Suppose we have a sphere defined as $x^2 + y^2 + z^2 = 9$. With radius of 3, we know the Gaussian Curvature should be $\frac{1}{9}$ at every point on the surface.
Since this defines a level set, the gradient gives the normals. So, the normals should be
$\begin{bmatrix} 2x \\\\ 2y \\\\ 2z \end{bmatrix}$
We can then normalize these normals, giving
$\begin{bmatrix} \frac{2x}{\sqrt{4x^2+4y^2+4z^2}} \\\\ \frac{2y}{\sqrt{4x^2+4y^2+4z^2}} \\\\ \frac{2z}{\sqrt{4x^2+4y^2+4z^2}} \\\\ \end{bmatrix}$
By my understanding, this gives us the surface normals on the unit sphere (the Gauss Map).

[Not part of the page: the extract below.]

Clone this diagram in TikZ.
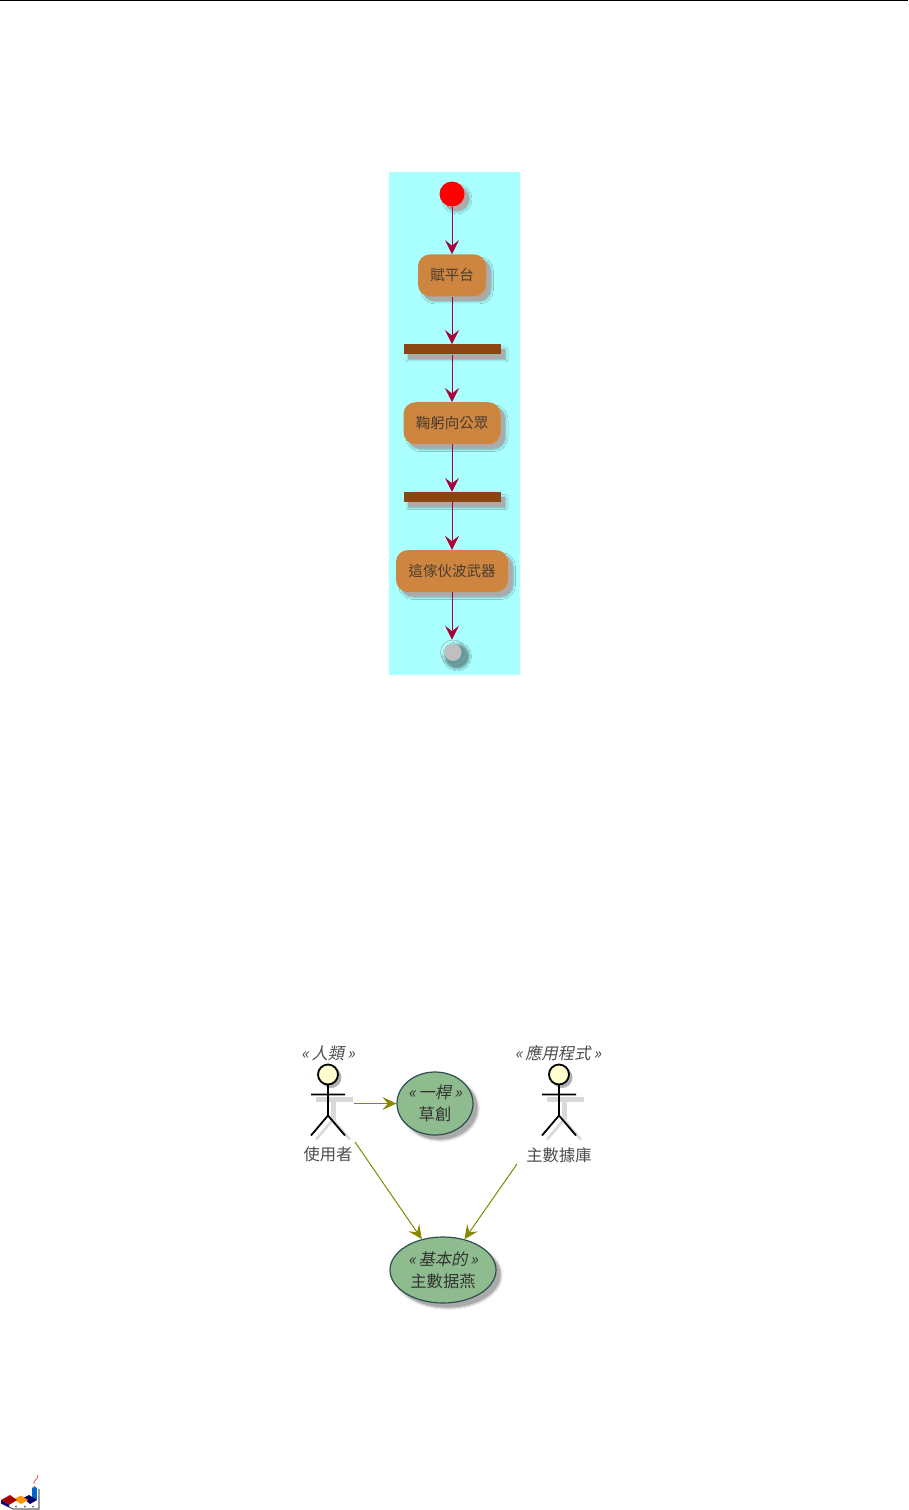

According to Wolfram MathWorld's article on Gauss Map, if we take the partial derivatives of the Gauss Map function, and then take the determinant of that matrix, we should get the curvature. The matrix in question is
$\begin{bmatrix} \frac{y^2+z^2}{{(x^2+y^2+z^2)}^{\frac{3}{2}}} & \frac{-xy}{{(x^2+y^2+z^2)}^{\frac{3}{2}}} & \frac{-xz}{{(x^2+y^2+z^2)}^{\frac{3}{2}}} \\\\ \frac{-xy}{{(x^2+y^2+z^2)}^{\frac{3}{2}}} & \frac{x^2+z^2}{{(x^2+y^2+z^2)}^{\frac{3}{2}}} & \frac{-yz}{{(x^2+y^2+z^2)}^{\frac{3}{2}}} \\\\ \frac{-xz}{{(x^2+y^2+z^2)}^{\frac{3}{2}}} & \frac{-yz}{{(x^2+y^2+z^2)}^{\frac{3}{2}}} & \frac{x^2+y^2}{{(x^2+y^2+z^2)}^{\frac{3}{2}}} \end{bmatrix}$
However, if we pick a point on the sphere, (0,3,0), then the resulting determinant is zero when we plug in that point. Where am I going wrong? The result should be $\frac{1}{9}$.